▶ **STATED PROBLEM**: Seek out every line containing the word "that", and copy each.

▶ **DATA FOR THIS TASK**:
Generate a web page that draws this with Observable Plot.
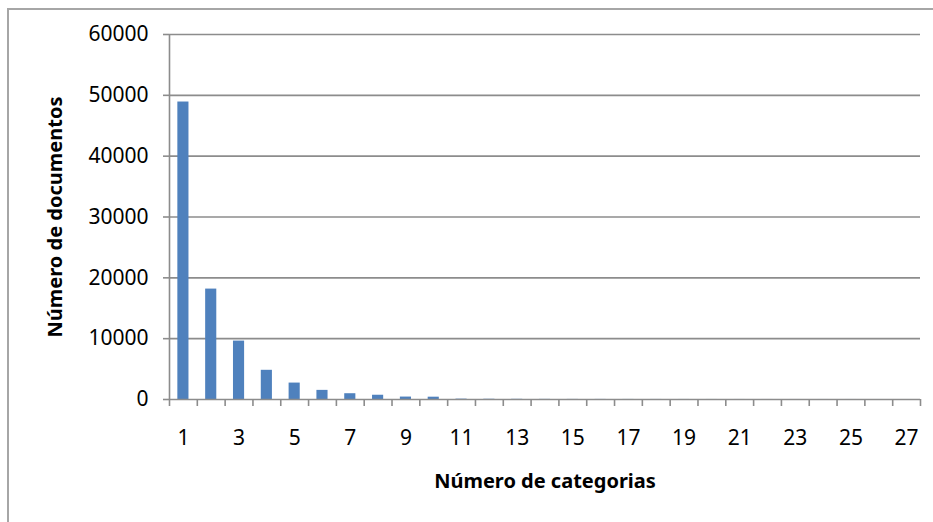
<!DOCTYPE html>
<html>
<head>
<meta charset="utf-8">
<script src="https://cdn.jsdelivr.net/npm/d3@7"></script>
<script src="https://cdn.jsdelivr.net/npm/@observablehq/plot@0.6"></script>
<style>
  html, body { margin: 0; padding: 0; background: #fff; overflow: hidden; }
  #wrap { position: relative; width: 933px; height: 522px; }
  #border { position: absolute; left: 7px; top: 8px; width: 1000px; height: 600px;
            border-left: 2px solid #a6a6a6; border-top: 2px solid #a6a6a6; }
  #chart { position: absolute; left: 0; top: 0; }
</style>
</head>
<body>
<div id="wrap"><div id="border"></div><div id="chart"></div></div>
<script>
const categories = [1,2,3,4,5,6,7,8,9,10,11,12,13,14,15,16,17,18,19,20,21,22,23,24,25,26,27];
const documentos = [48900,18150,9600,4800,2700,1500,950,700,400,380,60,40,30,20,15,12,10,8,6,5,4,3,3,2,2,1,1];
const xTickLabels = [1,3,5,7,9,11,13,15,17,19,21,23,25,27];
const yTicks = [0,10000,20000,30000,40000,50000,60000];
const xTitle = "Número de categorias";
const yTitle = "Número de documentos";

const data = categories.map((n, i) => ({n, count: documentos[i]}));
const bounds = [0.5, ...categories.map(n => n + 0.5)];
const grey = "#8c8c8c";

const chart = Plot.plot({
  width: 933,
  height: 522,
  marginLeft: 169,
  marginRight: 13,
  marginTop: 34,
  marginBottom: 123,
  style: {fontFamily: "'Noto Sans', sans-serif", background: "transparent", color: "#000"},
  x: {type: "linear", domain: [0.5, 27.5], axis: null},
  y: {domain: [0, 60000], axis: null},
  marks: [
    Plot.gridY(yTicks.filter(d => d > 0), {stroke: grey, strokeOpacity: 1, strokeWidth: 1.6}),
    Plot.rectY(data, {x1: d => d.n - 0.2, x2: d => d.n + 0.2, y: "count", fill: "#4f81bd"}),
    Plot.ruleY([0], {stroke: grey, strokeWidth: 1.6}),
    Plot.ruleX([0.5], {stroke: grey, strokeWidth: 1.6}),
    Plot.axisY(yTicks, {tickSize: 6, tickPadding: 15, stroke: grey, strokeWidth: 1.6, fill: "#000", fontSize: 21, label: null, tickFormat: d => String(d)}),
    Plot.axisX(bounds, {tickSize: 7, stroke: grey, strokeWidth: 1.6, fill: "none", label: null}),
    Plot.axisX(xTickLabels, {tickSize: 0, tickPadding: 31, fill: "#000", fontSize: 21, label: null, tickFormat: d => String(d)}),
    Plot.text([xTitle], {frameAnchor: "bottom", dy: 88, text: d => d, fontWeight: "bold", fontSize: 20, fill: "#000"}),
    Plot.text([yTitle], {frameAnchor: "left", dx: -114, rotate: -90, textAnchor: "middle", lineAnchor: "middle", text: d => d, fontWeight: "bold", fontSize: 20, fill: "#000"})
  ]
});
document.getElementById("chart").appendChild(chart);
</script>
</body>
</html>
--
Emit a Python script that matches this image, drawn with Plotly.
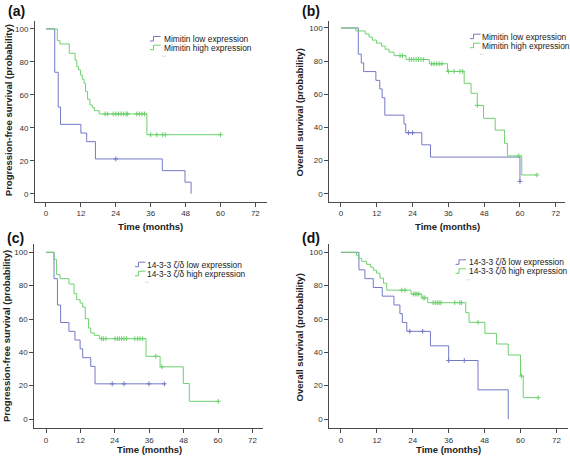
---
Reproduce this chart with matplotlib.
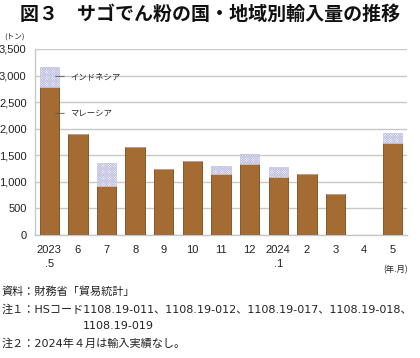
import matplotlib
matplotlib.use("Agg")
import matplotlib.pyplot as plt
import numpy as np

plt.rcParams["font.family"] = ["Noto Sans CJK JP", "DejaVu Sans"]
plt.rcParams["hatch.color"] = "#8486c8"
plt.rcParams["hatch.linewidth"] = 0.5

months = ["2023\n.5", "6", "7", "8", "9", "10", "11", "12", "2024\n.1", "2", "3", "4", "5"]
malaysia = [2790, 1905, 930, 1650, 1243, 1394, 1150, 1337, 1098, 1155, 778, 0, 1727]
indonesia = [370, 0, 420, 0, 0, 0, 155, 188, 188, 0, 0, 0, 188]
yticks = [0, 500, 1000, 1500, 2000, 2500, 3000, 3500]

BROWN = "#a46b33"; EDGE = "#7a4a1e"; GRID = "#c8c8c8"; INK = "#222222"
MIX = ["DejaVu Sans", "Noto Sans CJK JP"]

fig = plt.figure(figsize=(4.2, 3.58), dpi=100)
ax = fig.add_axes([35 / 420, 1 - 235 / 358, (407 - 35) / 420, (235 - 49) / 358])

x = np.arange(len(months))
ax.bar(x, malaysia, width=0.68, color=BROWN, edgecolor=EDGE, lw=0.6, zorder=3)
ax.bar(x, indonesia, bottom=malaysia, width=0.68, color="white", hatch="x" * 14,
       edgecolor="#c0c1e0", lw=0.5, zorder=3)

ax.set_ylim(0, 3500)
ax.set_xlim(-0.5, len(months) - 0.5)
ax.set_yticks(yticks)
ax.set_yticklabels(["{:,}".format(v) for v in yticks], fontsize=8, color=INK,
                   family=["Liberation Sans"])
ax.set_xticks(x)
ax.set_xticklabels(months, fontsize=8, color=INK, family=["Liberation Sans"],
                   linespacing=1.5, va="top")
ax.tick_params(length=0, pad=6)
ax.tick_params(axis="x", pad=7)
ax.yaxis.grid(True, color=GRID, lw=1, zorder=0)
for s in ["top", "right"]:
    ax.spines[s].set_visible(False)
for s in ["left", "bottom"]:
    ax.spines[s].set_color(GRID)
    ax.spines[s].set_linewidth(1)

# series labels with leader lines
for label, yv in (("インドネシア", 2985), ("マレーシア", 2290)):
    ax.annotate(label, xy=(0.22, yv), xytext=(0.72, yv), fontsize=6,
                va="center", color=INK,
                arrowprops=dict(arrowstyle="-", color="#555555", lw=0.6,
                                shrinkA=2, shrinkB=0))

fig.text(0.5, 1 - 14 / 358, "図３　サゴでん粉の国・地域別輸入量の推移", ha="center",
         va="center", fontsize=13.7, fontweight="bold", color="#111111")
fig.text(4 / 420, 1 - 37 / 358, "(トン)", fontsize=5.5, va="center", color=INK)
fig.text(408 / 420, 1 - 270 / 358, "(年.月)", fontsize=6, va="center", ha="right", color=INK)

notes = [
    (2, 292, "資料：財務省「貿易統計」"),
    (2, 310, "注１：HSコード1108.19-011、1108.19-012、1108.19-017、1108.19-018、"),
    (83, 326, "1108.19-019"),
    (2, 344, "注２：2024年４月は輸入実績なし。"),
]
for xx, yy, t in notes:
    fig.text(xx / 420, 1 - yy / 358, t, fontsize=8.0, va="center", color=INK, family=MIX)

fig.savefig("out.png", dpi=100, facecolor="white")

▶ **ANSWER TO THE EXERCISE**:
Generate a web page that draws this with Observable Plot.
Emit a Python script that matches this image, drawn with Plotly.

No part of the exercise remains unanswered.